REQUIREMENT:
Copy, without any alteration, the lines from the one that includes "Recreate this image" up to and including the one that includes "const labelColor = '#7a7a7a';".

ITEMS:
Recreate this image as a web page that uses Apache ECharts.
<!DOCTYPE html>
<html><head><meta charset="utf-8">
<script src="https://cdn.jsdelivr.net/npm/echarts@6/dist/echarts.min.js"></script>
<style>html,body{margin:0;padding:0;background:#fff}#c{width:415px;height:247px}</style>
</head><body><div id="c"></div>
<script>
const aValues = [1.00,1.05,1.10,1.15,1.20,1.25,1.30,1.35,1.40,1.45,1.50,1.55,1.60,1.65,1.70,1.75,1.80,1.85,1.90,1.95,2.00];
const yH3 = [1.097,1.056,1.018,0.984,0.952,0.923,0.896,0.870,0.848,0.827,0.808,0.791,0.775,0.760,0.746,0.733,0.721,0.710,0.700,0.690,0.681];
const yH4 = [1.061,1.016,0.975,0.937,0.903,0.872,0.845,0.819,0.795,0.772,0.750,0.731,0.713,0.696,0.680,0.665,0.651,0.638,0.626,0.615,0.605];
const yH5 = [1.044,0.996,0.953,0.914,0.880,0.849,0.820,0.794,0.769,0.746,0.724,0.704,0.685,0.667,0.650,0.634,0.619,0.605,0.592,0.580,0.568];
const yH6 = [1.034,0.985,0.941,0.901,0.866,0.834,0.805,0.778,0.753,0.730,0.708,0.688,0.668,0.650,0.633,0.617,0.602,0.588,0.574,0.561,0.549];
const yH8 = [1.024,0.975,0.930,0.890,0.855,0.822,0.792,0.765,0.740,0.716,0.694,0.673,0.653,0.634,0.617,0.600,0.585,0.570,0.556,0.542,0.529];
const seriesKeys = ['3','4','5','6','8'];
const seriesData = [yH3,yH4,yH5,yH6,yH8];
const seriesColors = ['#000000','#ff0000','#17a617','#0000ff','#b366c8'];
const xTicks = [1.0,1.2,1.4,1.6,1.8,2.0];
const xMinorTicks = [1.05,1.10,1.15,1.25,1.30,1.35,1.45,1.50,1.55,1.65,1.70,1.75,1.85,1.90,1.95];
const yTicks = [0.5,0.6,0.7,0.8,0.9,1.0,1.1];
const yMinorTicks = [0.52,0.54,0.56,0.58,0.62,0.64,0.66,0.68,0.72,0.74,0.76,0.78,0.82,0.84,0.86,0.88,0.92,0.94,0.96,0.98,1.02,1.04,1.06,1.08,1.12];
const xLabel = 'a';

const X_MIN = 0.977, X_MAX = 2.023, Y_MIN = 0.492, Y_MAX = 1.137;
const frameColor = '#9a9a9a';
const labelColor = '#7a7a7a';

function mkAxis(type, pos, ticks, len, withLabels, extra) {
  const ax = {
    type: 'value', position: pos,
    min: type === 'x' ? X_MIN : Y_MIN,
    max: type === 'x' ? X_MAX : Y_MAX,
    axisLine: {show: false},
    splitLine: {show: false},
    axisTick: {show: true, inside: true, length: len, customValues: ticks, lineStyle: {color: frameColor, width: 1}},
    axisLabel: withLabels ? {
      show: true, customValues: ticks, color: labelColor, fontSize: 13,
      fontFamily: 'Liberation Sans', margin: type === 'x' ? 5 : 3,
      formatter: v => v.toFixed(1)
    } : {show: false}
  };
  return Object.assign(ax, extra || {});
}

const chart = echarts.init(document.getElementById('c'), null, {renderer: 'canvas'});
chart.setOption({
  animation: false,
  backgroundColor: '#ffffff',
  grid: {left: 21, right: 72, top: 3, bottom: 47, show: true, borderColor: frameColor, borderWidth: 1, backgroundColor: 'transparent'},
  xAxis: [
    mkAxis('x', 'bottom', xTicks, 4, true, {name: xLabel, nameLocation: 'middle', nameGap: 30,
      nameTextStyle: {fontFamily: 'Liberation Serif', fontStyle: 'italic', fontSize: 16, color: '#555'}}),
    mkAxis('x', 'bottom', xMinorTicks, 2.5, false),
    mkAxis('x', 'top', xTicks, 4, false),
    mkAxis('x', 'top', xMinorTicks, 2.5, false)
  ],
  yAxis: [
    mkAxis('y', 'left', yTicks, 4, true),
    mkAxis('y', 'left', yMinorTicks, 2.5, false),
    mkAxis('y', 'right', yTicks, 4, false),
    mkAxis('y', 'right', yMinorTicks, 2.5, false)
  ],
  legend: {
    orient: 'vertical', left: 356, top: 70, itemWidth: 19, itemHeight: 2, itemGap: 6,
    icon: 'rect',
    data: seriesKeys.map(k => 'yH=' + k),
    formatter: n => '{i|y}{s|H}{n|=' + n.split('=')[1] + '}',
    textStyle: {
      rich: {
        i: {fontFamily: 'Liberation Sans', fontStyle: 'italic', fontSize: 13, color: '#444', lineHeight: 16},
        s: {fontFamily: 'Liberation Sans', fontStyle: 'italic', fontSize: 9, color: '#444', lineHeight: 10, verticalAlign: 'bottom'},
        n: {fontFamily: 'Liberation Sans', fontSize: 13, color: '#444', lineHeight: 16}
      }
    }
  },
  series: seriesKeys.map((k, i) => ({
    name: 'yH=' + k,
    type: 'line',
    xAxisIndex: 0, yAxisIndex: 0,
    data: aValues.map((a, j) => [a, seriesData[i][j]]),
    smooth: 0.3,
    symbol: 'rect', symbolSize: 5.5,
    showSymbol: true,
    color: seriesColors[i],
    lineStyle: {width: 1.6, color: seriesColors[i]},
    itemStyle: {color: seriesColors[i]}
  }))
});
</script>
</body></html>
* * *
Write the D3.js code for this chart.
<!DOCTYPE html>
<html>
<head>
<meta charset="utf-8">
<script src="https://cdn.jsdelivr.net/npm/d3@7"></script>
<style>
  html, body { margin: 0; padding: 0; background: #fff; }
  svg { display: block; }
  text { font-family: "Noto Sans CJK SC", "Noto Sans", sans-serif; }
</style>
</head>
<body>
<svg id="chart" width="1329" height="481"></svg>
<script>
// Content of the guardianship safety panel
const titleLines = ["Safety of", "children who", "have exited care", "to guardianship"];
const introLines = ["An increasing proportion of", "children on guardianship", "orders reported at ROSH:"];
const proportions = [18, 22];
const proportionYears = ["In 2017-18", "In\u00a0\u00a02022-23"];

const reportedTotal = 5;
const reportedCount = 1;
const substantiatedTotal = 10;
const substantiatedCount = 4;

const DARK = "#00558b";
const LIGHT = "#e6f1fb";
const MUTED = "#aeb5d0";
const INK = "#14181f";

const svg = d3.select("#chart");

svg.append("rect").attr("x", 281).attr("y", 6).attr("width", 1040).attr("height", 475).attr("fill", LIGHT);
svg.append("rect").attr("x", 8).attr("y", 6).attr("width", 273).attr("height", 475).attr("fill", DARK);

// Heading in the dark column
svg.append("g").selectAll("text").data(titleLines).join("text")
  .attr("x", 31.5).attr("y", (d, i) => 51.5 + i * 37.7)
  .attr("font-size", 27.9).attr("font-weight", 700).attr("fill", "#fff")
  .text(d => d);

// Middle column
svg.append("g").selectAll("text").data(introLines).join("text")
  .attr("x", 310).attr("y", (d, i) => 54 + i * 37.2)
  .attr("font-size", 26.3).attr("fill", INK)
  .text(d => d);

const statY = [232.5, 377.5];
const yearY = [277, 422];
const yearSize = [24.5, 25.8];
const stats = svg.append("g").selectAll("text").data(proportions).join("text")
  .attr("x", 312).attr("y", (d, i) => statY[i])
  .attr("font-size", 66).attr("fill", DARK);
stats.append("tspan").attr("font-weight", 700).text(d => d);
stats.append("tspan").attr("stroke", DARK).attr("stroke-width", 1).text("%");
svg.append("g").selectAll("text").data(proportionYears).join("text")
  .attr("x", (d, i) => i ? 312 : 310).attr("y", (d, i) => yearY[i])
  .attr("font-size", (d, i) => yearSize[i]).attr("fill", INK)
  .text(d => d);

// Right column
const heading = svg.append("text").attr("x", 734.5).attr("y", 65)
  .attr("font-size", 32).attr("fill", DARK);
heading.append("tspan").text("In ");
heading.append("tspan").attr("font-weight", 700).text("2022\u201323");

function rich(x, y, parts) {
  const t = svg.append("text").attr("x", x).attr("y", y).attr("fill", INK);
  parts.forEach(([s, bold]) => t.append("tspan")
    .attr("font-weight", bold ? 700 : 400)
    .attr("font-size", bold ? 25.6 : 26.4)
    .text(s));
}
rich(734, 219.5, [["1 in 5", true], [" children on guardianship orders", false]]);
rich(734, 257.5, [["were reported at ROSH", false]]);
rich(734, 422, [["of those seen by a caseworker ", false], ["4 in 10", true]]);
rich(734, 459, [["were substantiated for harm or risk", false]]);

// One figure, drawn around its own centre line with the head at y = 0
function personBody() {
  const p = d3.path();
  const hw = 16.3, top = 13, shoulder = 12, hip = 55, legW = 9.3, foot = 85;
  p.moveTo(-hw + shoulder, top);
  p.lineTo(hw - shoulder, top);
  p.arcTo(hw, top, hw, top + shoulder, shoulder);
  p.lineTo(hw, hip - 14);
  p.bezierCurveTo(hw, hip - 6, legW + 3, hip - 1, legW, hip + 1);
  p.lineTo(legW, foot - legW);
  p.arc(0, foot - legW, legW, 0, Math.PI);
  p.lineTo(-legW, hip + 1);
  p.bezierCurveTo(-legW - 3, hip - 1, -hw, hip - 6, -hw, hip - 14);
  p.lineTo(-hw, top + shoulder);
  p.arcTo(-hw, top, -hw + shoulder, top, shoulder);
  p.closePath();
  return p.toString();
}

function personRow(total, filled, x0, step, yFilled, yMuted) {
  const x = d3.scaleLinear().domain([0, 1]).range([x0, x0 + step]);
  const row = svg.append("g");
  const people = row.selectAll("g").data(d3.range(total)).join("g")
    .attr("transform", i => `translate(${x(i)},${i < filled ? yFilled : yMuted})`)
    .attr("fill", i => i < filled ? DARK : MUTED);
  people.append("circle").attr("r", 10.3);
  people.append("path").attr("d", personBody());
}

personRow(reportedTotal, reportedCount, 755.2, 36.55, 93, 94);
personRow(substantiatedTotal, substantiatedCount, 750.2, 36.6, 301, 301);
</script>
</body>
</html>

OUTPUT:
Recreate this image as a web page that uses Apache ECharts.
<!DOCTYPE html>
<html><head><meta charset="utf-8">
<script src="https://cdn.jsdelivr.net/npm/echarts@6/dist/echarts.min.js"></script>
<style>html,body{margin:0;padding:0;background:#fff}#c{width:415px;height:247px}</style>
</head><body><div id="c"></div>
<script>
const aValues = [1.00,1.05,1.10,1.15,1.20,1.25,1.30,1.35,1.40,1.45,1.50,1.55,1.60,1.65,1.70,1.75,1.80,1.85,1.90,1.95,2.00];
const yH3 = [1.097,1.056,1.018,0.984,0.952,0.923,0.896,0.870,0.848,0.827,0.808,0.791,0.775,0.760,0.746,0.733,0.721,0.710,0.700,0.690,0.681];
const yH4 = [1.061,1.016,0.975,0.937,0.903,0.872,0.845,0.819,0.795,0.772,0.750,0.731,0.713,0.696,0.680,0.665,0.651,0.638,0.626,0.615,0.605];
const yH5 = [1.044,0.996,0.953,0.914,0.880,0.849,0.820,0.794,0.769,0.746,0.724,0.704,0.685,0.667,0.650,0.634,0.619,0.605,0.592,0.580,0.568];
const yH6 = [1.034,0.985,0.941,0.901,0.866,0.834,0.805,0.778,0.753,0.730,0.708,0.688,0.668,0.650,0.633,0.617,0.602,0.588,0.574,0.561,0.549];
const yH8 = [1.024,0.975,0.930,0.890,0.855,0.822,0.792,0.765,0.740,0.716,0.694,0.673,0.653,0.634,0.617,0.600,0.585,0.570,0.556,0.542,0.529];
const seriesKeys = ['3','4','5','6','8'];
const seriesData = [yH3,yH4,yH5,yH6,yH8];
const seriesColors = ['#000000','#ff0000','#17a617','#0000ff','#b366c8'];
const xTicks = [1.0,1.2,1.4,1.6,1.8,2.0];
const xMinorTicks = [1.05,1.10,1.15,1.25,1.30,1.35,1.45,1.50,1.55,1.65,1.70,1.75,1.85,1.90,1.95];
const yTicks = [0.5,0.6,0.7,0.8,0.9,1.0,1.1];
const yMinorTicks = [0.52,0.54,0.56,0.58,0.62,0.64,0.66,0.68,0.72,0.74,0.76,0.78,0.82,0.84,0.86,0.88,0.92,0.94,0.96,0.98,1.02,1.04,1.06,1.08,1.12];
const xLabel = 'a';

const X_MIN = 0.977, X_MAX = 2.023, Y_MIN = 0.492, Y_MAX = 1.137;
const frameColor = '#9a9a9a';
const labelColor = '#7a7a7a';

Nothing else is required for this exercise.